How Do We Do Baptism?
At New Creation, we offer two methods of Baptism: immersion and effusion. Effusion is another name for pouring, and all ages are welcome to have water poured only on their head. We encourage immersion (as does the Book of Common Prayer) because immersion makes plain our dying to our old life and rising to new life in Christ. Either method is entirely appropriate and acceptable and both have been used by Christians since the earliest times.

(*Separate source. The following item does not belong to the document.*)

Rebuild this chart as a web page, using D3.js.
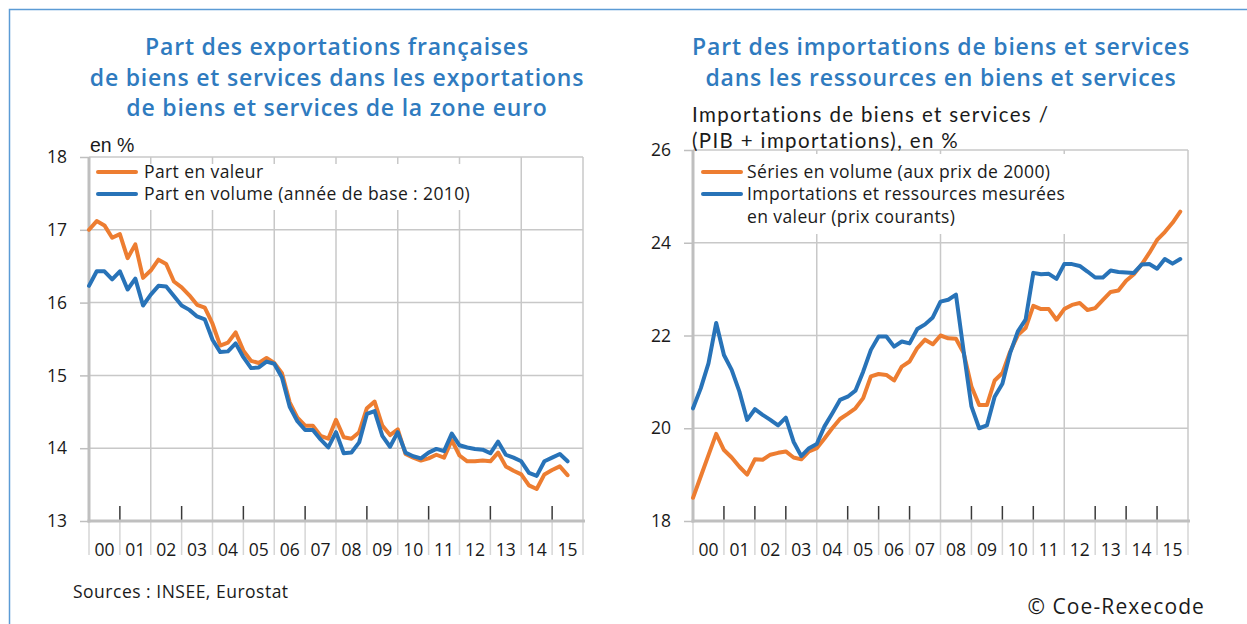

What About Sponsors & Godparents?
It is a joy and an honor to be asked to be a Baptismal Sponsor or Godparent (infants and young children typically have Godparents, youth and adult candidates typically have Sponsors). Sponsors have a serious and solemn responsibility in the development of a candidate’s faith and life in the Church. Accordingly, sponsors should be adults who will actively share in the candidate’s spiritual development and guidance. Godparents promise to ensure that the child is brought up in the Christian faith and life.
Sponsors help the newly baptized become disciples of Jesus Christ in a number of ways. They spend time with their godchildren; they demonstrate their love of their godchildren and of Jesus Christ through their words and their deeds. They share their own spiritual journey. They remember and honor birthdays and baptism days with a card or call. They offer wisdom and counsel as their charges confront the challenges of growing as Christians in a secular world.